Primo. Qualsiasi intervento diretto ad aumentare la flessibilità istituzionale del mercato del lavoro senza intaccare la questione imprenditoriale ha una buona probabilità di aumentare i problemi della nostra economia, anziché contribuire a risolverli. Il modo “perverso” con cui le imprese hanno utilizzato i contratti a termine nel nostro paese e, di conseguenza, l’impatto negativo esercitato dalla loro diffusione sulla crescita della produttività totale dei fattori nell’economia italiana è qui a testimoniarlo. In altre parole le riforme “al margine” del mercato del lavoro hanno favorito una sorta di selezione avversa tra le imprese negli ultimi 20 anni, favorendo fiscalmente e operativamente quelle imprese che seguono i profitti di breve periodo e danneggiando di fatto gli imprenditori che mettono al centro della loro azione la crescita della produttività e investimento in capitale umano.
Secondo.

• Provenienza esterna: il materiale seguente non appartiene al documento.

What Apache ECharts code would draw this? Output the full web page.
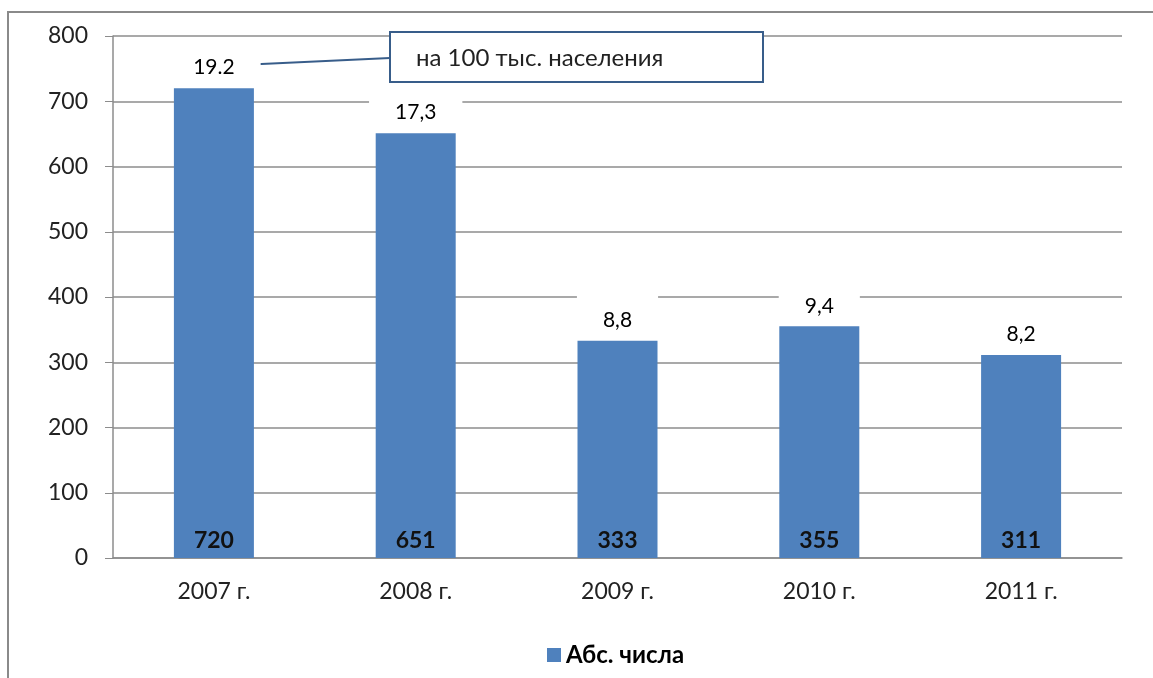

La politica economica dovrebbe innanzitutto attivare misure di politica industriale dell’innovazione e del credito, che in modo complementare, favoriscano la trasformazione strutturale della nostra economia a favore di quei settori, di quei progetti di investimento e di quelle tipologie di imprese che generano alto valore aggiunto in termini economici, occupazionali e sociali. Puntando ad una selezione virtuosa della classe imprenditoriale. Gli strumenti ci sono, si tratta di renderli operativi. Basti pensare alle risorse finanziarie attivate dal prossimo programma quadro della Commissione Europea per sostenere gli investimenti nei settori innovativi, alla costituzione di un venture capitalist a coordinamento pubblico che, cooperando con le istituzioni di credito private e le Fondazioni bancarie sia in grado di attivare una finanza al servizio dello sviluppo locale, l’introduzione di una legge nazionale sulla nuova imprenditorialità, soprattutto giovanile e femminile.
Chiunque governerà dopo le prossime elezioni, dovrà avere la premura di mettersi gli occhiali. O, come raccomandava il vecchio maestro della scuola elementare, non continui a invertire il predicato con il soggetto. Non ce lo possiamo più permettere.